Write out the listing, please, but only from its first line through the line containing "ax = fig.add_axes([143/973, 1", exactly as given and without pictures.

++++++++

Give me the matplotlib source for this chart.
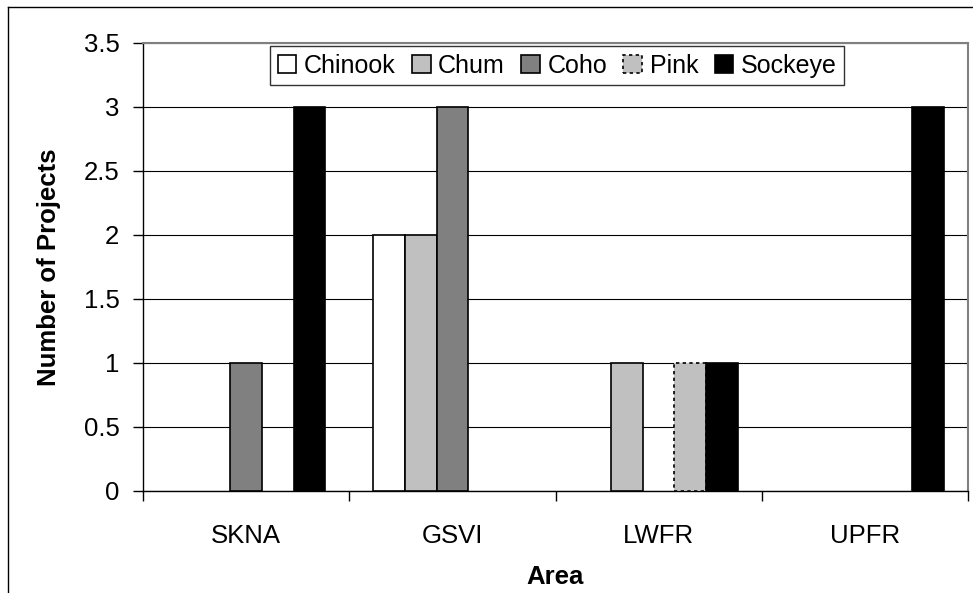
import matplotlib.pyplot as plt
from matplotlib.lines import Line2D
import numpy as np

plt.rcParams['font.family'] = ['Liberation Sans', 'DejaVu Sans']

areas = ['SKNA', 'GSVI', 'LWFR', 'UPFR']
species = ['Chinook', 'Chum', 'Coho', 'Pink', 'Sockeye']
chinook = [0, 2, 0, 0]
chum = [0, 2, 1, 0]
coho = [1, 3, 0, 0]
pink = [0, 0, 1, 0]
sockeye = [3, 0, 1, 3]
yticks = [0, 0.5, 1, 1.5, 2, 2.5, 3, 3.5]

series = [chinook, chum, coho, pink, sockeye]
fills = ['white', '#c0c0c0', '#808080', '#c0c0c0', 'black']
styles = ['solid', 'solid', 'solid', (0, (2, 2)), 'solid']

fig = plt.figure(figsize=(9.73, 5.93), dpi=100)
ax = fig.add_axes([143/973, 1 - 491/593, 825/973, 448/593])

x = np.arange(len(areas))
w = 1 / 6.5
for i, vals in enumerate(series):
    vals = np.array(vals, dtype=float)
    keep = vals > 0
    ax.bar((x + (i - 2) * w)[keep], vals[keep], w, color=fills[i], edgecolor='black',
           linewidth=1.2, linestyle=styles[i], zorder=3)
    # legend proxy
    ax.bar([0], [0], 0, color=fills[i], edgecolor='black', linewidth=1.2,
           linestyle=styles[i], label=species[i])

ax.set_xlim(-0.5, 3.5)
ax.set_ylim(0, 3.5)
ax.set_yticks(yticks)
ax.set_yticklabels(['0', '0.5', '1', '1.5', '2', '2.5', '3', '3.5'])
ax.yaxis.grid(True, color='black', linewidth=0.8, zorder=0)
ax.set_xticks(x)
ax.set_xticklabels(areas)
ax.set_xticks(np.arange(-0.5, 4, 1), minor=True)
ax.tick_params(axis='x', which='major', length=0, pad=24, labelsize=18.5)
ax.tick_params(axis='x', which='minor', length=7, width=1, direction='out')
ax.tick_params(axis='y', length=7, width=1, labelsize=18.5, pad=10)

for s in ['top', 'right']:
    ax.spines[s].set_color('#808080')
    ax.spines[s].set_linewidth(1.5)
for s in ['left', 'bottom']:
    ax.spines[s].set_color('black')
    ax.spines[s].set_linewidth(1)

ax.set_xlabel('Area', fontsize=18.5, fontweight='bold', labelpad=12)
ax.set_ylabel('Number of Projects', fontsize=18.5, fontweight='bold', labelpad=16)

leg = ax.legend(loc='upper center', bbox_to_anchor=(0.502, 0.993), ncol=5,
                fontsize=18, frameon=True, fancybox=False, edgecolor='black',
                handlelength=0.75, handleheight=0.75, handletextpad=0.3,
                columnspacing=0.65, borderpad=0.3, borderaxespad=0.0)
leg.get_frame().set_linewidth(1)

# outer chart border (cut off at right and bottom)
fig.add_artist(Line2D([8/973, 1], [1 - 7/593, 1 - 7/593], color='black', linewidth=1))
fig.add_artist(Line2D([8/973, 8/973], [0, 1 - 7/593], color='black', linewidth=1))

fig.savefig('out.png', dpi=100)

++++++++

■ FINAL RESULT ■
Give me the matplotlib source for this chart.
import matplotlib.pyplot as plt
from matplotlib.lines import Line2D
import numpy as np

plt.rcParams['font.family'] = ['Liberation Sans', 'DejaVu Sans']

areas = ['SKNA', 'GSVI', 'LWFR', 'UPFR']
species = ['Chinook', 'Chum', 'Coho', 'Pink', 'Sockeye']
chinook = [0, 2, 0, 0]
chum = [0, 2, 1, 0]
coho = [1, 3, 0, 0]
pink = [0, 0, 1, 0]
sockeye = [3, 0, 1, 3]
yticks = [0, 0.5, 1, 1.5, 2, 2.5, 3, 3.5]

series = [chinook, chum, coho, pink, sockeye]
fills = ['white', '#c0c0c0', '#808080', '#c0c0c0', 'black']
styles = ['solid', 'solid', 'solid', (0, (2, 2)), 'solid']

fig = plt.figure(figsize=(9.73, 5.93), dpi=100)
ax = fig.add_axes([143/973, 1 - 491/593, 825/973, 448/593])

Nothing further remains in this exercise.